Recorded data:
[START]
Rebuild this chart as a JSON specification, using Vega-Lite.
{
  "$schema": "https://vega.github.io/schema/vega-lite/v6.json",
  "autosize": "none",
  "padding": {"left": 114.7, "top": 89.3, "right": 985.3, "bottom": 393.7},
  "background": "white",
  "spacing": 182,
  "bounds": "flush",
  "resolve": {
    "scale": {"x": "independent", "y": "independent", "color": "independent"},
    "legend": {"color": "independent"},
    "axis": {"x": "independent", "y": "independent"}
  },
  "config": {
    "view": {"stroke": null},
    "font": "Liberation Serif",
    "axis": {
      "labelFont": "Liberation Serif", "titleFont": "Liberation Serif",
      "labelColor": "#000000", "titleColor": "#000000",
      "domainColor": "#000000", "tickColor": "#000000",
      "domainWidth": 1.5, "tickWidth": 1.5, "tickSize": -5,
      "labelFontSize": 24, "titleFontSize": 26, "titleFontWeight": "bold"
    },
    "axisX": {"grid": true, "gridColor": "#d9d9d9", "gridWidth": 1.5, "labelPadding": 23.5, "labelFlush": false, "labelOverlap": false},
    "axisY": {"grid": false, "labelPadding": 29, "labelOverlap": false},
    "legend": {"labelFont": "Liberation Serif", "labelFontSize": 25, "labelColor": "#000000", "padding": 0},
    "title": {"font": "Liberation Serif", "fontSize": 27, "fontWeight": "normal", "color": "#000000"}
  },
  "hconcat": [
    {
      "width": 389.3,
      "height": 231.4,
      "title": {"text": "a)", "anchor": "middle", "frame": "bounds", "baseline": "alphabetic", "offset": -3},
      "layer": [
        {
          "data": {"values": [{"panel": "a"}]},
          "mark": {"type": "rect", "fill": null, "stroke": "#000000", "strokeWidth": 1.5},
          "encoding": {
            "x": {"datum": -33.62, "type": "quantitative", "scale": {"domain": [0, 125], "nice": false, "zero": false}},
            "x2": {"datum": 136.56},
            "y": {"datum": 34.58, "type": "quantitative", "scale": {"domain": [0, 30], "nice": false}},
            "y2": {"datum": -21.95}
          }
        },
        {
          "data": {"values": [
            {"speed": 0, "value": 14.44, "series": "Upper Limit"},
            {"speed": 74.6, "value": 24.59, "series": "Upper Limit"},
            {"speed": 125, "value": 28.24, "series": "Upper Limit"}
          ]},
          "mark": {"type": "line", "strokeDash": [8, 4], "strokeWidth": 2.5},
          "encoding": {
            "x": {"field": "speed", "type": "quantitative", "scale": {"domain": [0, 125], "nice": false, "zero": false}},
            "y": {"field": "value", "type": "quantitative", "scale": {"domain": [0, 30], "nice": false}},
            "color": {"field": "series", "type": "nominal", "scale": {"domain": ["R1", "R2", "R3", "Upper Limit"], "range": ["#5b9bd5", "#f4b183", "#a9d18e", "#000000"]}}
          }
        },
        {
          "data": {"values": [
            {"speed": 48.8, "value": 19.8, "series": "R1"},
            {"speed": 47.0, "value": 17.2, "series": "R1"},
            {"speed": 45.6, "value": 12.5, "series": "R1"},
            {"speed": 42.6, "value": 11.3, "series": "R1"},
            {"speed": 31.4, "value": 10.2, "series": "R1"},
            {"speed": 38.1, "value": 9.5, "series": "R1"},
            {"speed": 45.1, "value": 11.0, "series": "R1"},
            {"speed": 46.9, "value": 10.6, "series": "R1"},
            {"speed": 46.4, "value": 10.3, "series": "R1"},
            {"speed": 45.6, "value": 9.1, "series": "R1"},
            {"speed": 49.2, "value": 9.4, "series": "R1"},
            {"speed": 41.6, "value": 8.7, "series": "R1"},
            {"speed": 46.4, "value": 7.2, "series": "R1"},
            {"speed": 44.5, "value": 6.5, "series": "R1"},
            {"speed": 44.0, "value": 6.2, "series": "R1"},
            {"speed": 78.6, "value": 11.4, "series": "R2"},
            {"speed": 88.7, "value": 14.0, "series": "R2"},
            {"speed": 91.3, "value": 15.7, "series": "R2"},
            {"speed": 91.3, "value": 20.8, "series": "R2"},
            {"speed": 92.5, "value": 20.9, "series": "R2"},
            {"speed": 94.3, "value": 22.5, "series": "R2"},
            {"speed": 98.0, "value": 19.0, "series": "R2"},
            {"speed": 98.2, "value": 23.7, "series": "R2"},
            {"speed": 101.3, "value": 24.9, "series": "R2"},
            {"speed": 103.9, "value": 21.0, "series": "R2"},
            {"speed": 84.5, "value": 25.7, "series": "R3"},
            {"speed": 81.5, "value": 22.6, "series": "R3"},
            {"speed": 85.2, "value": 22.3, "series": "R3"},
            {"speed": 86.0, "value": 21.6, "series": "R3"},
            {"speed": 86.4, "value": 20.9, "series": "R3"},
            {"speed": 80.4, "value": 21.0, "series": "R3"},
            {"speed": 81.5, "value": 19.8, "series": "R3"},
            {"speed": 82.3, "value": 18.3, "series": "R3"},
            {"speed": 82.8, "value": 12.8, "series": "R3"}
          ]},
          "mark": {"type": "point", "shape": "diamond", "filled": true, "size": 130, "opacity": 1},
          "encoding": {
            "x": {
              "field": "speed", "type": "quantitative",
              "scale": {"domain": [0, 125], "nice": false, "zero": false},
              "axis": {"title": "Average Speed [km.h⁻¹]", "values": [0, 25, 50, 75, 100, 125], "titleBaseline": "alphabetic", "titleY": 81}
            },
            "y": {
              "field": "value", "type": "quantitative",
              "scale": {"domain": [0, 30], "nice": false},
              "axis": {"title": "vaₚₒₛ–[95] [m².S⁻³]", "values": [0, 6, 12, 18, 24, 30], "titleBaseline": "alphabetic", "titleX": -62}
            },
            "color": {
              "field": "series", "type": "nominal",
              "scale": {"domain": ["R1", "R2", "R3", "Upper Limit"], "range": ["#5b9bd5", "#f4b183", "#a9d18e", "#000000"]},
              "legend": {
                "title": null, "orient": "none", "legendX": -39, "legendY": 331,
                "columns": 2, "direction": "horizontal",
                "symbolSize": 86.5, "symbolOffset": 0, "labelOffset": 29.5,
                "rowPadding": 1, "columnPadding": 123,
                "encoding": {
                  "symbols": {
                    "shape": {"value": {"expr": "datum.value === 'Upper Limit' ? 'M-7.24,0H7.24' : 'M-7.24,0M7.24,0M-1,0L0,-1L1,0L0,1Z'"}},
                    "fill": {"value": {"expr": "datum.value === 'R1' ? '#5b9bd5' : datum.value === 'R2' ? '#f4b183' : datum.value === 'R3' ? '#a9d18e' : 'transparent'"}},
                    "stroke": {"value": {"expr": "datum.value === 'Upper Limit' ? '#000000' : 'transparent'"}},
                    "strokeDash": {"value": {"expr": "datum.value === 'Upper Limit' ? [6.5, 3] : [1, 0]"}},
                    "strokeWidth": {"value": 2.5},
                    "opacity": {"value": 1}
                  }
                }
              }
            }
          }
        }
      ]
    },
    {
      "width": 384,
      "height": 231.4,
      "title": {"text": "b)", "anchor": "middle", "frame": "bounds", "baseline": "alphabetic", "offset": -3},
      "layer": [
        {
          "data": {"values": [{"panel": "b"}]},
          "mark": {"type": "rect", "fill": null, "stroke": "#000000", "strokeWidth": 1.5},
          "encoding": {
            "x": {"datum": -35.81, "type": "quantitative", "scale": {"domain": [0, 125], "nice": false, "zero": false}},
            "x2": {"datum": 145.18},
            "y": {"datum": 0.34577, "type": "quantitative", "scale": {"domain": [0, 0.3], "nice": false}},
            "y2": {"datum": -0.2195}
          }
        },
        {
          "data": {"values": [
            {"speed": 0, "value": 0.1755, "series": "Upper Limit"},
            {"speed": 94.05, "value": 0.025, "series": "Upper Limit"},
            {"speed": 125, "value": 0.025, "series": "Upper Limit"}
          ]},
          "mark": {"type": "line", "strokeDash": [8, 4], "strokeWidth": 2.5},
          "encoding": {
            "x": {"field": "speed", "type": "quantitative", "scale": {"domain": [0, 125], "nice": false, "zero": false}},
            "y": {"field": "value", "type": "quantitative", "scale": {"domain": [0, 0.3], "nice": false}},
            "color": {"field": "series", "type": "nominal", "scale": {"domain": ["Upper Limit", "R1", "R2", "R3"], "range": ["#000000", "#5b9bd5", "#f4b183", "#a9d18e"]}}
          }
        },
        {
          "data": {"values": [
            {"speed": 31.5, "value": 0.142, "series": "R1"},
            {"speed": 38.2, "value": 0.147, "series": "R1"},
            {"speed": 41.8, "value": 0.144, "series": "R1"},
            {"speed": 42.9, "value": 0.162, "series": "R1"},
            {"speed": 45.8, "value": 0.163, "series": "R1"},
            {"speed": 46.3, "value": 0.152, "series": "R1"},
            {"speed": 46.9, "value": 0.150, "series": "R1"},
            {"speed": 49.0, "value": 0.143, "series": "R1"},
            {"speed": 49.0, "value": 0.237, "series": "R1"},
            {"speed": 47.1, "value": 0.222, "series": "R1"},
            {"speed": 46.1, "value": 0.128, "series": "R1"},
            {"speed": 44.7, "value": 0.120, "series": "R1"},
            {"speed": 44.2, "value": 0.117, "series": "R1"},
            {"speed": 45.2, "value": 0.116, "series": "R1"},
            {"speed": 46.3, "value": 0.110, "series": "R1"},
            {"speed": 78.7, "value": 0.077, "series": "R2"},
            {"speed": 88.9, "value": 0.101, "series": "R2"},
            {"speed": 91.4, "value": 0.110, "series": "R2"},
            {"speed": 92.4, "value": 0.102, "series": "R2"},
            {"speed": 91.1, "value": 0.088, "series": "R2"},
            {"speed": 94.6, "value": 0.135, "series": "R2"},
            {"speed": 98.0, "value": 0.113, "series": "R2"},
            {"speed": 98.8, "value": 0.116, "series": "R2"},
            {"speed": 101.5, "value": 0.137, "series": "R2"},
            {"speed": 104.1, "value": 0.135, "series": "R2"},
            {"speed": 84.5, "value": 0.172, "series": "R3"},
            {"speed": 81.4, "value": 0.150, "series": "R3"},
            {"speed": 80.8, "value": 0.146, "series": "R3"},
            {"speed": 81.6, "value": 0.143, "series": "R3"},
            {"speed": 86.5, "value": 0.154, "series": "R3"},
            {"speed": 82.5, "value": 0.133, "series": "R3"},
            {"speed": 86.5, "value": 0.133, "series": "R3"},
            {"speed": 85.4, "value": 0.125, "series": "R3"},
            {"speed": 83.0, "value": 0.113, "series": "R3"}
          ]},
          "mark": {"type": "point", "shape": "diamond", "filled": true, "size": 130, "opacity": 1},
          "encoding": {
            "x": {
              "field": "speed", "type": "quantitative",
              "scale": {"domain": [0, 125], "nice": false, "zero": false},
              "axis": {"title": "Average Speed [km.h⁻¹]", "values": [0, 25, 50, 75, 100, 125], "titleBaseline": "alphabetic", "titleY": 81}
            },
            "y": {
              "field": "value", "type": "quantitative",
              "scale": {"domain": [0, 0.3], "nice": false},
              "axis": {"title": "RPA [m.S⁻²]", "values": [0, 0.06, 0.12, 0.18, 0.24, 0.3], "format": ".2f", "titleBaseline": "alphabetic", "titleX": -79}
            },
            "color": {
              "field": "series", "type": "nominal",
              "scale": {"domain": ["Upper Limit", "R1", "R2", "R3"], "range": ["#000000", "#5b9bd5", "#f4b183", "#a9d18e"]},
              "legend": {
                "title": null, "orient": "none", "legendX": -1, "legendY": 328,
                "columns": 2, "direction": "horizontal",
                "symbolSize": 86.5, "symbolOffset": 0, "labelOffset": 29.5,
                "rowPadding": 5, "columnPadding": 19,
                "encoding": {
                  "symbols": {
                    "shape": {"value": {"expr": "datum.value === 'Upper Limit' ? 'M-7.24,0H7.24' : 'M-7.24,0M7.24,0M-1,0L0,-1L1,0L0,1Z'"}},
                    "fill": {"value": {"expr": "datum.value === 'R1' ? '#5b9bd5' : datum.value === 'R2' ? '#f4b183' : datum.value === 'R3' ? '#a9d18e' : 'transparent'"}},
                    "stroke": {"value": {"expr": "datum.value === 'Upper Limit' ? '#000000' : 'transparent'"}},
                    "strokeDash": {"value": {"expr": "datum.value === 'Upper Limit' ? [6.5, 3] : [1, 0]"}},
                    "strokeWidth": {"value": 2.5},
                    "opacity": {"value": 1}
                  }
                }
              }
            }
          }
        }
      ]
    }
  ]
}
[END]
[START]
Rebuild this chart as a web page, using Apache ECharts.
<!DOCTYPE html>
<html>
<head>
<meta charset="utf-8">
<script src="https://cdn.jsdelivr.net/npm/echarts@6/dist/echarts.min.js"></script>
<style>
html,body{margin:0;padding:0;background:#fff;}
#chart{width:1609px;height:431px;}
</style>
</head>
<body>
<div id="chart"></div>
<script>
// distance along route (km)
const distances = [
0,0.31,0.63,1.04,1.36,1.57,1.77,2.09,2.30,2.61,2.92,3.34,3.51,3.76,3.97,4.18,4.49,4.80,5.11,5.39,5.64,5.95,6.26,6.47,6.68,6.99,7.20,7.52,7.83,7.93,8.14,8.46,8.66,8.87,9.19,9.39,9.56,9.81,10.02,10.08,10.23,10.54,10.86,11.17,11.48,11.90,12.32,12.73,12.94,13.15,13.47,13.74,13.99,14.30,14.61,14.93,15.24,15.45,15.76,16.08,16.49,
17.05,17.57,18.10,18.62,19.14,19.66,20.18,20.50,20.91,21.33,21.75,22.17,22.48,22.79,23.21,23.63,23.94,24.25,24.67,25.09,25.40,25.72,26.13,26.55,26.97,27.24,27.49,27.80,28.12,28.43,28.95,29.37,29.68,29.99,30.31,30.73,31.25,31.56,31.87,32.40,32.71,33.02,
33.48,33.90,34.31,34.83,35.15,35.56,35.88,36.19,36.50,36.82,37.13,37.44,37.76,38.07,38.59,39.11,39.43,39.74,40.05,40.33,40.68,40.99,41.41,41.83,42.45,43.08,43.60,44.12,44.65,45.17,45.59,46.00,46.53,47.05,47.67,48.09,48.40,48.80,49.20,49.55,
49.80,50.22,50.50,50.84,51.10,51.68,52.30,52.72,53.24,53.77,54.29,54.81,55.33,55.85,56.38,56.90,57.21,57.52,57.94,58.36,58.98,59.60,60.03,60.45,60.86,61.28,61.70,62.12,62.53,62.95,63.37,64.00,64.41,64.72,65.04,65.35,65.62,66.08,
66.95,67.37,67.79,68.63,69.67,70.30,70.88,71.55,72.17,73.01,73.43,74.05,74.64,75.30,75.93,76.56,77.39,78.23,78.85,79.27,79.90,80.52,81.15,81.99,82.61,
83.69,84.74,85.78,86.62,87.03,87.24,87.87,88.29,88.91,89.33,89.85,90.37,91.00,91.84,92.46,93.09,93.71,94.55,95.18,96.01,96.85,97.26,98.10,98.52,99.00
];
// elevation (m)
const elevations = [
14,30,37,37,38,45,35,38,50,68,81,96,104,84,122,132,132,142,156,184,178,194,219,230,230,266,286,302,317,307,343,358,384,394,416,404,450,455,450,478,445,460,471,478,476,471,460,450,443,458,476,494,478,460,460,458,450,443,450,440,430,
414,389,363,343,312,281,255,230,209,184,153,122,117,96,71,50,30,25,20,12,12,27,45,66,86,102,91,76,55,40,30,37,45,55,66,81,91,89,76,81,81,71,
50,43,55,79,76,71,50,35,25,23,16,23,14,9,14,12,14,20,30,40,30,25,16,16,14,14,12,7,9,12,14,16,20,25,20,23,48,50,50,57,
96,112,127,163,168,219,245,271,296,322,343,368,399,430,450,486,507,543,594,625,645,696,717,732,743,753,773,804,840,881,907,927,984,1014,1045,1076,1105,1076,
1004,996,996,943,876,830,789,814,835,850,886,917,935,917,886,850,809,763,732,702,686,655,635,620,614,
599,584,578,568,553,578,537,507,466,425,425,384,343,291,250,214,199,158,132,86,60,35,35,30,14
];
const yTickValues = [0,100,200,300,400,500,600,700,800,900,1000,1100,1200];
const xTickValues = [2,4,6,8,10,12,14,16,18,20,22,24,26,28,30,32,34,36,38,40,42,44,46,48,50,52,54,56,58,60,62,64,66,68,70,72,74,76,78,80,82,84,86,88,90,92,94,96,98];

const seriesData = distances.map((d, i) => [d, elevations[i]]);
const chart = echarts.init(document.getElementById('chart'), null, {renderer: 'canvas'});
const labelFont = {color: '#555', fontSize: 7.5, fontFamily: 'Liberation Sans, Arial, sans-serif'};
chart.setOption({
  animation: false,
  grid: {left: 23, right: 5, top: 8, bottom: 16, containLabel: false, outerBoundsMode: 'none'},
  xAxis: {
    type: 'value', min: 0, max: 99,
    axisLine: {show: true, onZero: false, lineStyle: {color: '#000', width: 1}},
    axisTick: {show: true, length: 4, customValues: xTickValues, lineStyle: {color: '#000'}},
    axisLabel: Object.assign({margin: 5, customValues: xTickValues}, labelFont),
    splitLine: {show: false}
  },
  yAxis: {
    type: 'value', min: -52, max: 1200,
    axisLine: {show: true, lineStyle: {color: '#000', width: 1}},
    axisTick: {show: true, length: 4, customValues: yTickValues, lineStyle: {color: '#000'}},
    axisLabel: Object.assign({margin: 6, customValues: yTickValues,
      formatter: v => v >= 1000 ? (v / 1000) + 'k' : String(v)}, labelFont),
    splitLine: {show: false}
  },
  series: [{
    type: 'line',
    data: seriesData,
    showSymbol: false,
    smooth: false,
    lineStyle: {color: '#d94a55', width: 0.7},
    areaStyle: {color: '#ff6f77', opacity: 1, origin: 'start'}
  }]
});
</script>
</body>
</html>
[END]
- The request -
Find the string "this" in the entries above and return each line that holds it.

- Correct result -
Rebuild this chart as a JSON specification, using Vega-Lite.
Rebuild this chart as a web page, using Apache ECharts.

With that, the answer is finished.